Source code of charts:
+++
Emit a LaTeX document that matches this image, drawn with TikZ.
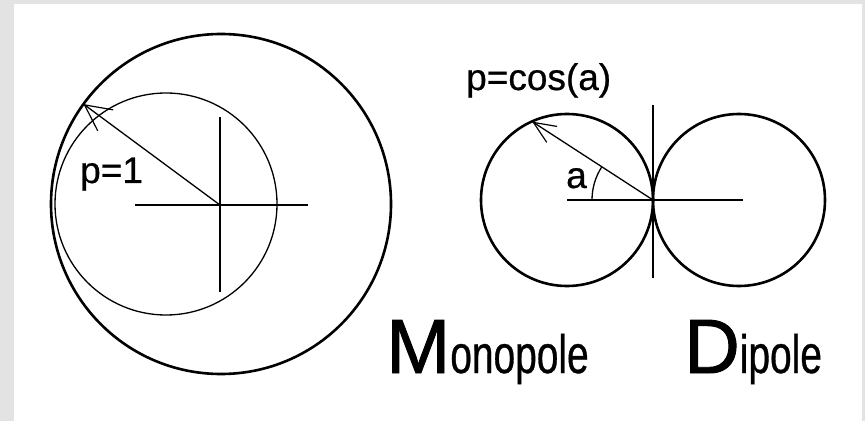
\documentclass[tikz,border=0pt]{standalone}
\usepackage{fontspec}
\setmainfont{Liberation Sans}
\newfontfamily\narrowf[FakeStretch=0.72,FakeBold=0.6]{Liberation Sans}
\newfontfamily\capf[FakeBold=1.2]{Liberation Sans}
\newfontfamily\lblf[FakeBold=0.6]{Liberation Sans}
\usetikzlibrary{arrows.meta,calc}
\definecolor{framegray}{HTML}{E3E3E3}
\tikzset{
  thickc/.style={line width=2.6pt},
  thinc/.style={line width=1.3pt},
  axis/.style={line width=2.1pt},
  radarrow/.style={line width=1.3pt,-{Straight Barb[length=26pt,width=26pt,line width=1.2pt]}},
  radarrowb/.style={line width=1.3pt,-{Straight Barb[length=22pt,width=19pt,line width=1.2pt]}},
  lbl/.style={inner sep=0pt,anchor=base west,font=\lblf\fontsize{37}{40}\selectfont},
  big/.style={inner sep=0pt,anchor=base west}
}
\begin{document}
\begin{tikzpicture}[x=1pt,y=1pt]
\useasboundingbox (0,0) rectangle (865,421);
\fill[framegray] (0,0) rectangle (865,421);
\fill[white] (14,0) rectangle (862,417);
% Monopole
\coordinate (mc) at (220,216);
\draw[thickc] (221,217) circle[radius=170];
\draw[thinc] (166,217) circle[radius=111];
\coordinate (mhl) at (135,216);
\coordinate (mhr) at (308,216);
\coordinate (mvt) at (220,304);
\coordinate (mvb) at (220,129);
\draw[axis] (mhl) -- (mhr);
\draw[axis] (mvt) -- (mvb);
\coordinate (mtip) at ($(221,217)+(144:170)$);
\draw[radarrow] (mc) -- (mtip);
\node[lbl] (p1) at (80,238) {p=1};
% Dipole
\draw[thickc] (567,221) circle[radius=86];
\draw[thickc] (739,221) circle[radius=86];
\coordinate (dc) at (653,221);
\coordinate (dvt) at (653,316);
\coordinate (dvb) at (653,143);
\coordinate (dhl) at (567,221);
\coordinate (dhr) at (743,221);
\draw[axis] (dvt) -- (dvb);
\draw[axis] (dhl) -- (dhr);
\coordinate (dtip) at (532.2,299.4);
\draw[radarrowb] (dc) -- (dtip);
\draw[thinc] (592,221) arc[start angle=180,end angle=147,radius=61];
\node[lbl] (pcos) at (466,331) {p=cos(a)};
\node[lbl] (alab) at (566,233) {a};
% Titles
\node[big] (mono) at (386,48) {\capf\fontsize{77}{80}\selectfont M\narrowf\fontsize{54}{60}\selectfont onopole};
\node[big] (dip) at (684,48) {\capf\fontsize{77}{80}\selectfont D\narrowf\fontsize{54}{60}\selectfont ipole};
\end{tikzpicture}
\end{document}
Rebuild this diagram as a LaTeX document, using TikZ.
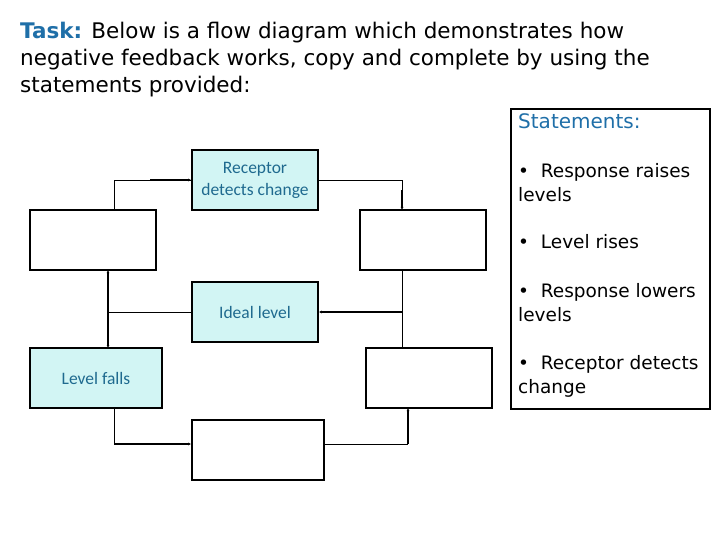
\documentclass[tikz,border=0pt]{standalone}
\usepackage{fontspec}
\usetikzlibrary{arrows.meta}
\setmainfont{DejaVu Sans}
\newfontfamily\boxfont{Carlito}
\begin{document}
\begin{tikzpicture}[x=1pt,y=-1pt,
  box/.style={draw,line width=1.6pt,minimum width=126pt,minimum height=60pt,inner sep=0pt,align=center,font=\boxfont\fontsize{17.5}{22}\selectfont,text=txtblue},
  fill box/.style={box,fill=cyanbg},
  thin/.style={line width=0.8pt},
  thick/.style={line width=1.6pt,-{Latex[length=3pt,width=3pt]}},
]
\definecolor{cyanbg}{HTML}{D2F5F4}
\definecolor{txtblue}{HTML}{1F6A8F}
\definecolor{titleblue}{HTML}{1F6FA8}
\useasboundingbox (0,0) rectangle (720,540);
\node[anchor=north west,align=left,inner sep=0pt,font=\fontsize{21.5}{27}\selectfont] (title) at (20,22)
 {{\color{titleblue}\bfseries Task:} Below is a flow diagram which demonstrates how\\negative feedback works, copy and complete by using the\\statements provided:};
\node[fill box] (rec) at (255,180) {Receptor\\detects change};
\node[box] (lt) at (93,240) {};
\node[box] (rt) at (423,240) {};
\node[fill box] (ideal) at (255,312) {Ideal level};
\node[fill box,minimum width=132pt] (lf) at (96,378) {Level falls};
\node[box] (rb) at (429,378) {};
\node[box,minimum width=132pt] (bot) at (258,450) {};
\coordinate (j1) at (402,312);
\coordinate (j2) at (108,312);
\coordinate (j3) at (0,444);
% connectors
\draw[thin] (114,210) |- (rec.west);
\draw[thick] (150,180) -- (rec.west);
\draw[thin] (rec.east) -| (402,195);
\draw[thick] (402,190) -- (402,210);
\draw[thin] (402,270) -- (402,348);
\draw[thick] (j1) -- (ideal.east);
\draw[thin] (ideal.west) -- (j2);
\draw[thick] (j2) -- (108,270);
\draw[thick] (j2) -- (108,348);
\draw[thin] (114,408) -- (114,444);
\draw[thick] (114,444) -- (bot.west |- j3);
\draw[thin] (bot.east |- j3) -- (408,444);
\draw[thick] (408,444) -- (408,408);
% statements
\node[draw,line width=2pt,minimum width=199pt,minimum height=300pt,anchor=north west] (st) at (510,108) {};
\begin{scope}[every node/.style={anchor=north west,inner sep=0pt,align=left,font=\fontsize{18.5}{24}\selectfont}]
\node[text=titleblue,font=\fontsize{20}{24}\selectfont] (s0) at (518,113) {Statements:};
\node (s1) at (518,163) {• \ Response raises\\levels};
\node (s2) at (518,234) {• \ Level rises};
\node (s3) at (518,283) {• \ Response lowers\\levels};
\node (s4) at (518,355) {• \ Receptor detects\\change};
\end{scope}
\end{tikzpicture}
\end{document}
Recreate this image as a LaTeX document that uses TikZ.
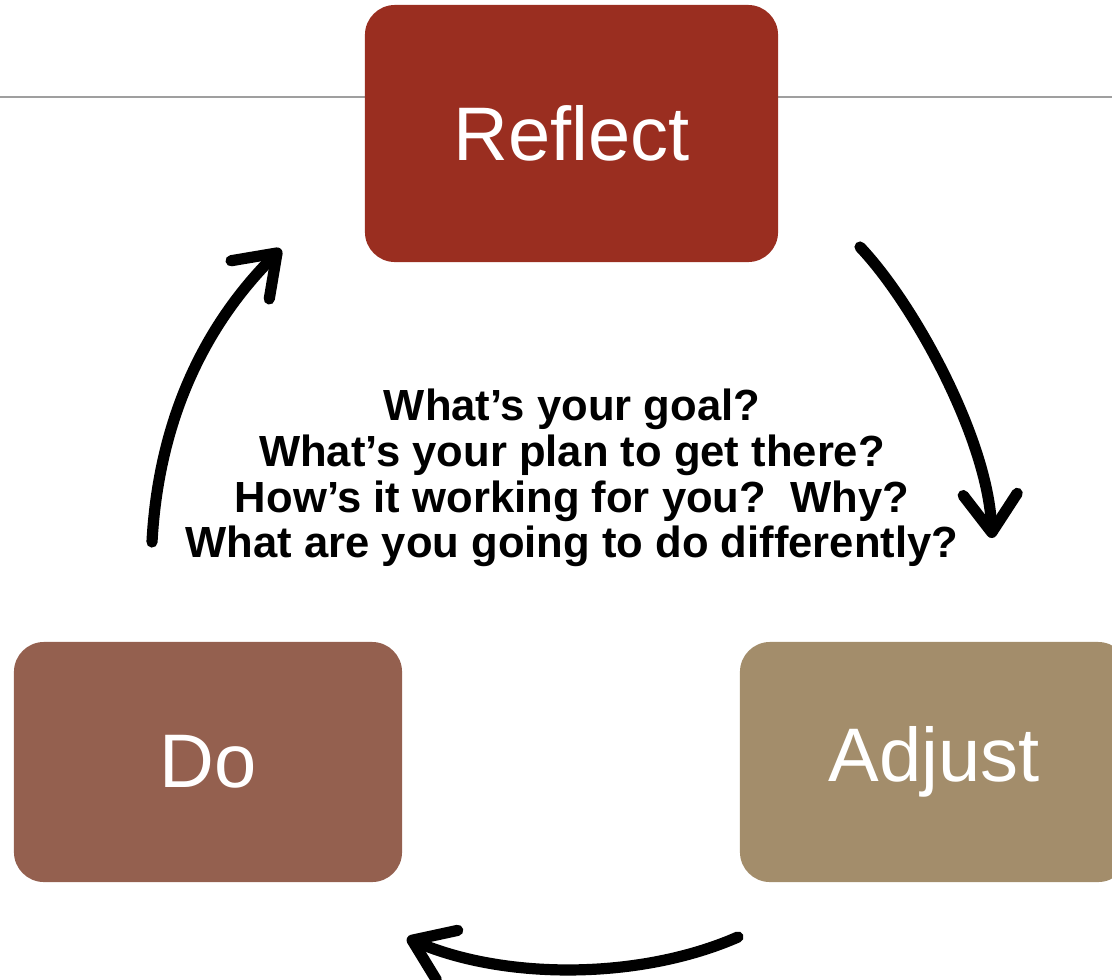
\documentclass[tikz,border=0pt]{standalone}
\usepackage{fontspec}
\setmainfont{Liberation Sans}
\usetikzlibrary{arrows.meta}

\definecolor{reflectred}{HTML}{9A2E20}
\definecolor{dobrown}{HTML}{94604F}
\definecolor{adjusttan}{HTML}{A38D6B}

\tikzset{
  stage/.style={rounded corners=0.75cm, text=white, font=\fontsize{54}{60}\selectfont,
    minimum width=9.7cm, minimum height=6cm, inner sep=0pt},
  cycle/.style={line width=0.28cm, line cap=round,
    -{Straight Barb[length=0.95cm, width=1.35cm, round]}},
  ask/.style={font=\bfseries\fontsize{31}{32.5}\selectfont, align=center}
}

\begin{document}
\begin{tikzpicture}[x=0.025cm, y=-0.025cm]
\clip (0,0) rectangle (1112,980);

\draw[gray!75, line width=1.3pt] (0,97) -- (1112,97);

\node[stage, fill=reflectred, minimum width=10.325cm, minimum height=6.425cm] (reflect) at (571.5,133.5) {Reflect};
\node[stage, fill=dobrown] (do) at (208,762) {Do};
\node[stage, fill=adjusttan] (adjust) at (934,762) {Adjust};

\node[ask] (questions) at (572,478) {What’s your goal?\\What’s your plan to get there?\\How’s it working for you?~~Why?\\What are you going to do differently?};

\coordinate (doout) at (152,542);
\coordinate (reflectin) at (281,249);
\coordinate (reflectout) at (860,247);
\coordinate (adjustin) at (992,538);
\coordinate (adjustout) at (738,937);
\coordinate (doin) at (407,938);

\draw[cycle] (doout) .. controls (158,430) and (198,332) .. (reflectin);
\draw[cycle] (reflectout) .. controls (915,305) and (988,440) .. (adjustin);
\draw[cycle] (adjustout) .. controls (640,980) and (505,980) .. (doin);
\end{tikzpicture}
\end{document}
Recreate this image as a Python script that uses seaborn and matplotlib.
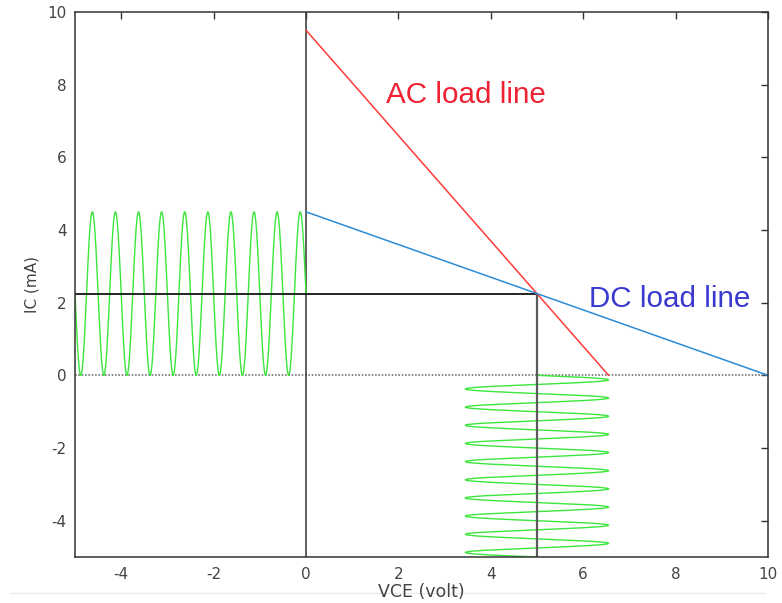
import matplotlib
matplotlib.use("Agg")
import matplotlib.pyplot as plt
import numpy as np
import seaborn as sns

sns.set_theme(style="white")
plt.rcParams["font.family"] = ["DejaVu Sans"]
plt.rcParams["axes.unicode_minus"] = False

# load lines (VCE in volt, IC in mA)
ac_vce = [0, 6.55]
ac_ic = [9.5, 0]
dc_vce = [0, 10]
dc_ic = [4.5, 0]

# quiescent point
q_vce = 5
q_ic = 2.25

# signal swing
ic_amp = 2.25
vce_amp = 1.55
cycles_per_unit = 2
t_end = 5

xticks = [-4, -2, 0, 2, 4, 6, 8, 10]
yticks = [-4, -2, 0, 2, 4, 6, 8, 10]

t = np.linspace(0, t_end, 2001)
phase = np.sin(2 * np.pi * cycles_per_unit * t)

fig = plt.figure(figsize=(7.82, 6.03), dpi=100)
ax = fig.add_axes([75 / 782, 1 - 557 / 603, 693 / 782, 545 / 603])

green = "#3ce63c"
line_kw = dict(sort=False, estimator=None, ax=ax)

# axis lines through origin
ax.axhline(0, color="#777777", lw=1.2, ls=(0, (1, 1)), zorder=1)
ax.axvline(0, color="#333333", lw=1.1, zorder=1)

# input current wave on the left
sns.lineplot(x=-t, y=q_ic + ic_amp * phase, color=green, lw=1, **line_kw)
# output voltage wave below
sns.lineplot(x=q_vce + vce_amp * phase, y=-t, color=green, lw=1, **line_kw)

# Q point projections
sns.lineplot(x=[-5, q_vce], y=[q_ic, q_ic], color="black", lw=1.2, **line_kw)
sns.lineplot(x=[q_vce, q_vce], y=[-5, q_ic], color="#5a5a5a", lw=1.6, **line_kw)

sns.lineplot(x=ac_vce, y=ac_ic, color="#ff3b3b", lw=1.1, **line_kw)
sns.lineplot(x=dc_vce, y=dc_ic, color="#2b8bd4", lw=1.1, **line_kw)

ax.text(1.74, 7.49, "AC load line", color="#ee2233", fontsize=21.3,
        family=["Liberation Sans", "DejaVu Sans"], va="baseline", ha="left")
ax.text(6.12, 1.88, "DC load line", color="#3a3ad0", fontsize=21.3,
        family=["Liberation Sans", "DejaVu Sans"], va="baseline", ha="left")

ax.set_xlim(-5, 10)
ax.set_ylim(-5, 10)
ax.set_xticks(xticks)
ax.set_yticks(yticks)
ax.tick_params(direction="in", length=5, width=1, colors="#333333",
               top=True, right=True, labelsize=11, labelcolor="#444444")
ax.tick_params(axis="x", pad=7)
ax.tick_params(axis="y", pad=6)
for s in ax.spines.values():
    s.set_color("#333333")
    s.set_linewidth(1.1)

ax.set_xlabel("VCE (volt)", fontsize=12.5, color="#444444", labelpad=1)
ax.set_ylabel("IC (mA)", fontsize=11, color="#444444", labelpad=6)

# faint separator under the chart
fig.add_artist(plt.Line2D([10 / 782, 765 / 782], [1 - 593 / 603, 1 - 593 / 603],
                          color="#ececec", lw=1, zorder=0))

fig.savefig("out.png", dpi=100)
+++
> [TASK TO CARRY OUT]
Leaving out all pictures, set down exactly the lines of the material above, from the line with "Recreate this image as a LaTeX" to the line with "(doin) at (407,938);" inclusive, and no others.

> [OUTPUT OF THE EXERCISE]
Recreate this image as a LaTeX document that uses TikZ.
\documentclass[tikz,border=0pt]{standalone}
\usepackage{fontspec}
\setmainfont{Liberation Sans}
\usetikzlibrary{arrows.meta}

\definecolor{reflectred}{HTML}{9A2E20}
\definecolor{dobrown}{HTML}{94604F}
\definecolor{adjusttan}{HTML}{A38D6B}

\tikzset{
  stage/.style={rounded corners=0.75cm, text=white, font=\fontsize{54}{60}\selectfont,
    minimum width=9.7cm, minimum height=6cm, inner sep=0pt},
  cycle/.style={line width=0.28cm, line cap=round,
    -{Straight Barb[length=0.95cm, width=1.35cm, round]}},
  ask/.style={font=\bfseries\fontsize{31}{32.5}\selectfont, align=center}
}

\begin{document}
\begin{tikzpicture}[x=0.025cm, y=-0.025cm]
\clip (0,0) rectangle (1112,980);

\draw[gray!75, line width=1.3pt] (0,97) -- (1112,97);

\node[stage, fill=reflectred, minimum width=10.325cm, minimum height=6.425cm] (reflect) at (571.5,133.5) {Reflect};
\node[stage, fill=dobrown] (do) at (208,762) {Do};
\node[stage, fill=adjusttan] (adjust) at (934,762) {Adjust};

\node[ask] (questions) at (572,478) {What’s your goal?\\What’s your plan to get there?\\How’s it working for you?~~Why?\\What are you going to do differently?};

\coordinate (doout) at (152,542);
\coordinate (reflectin) at (281,249);
\coordinate (reflectout) at (860,247);
\coordinate (adjustin) at (992,538);
\coordinate (adjustout) at (738,937);
\coordinate (doin) at (407,938);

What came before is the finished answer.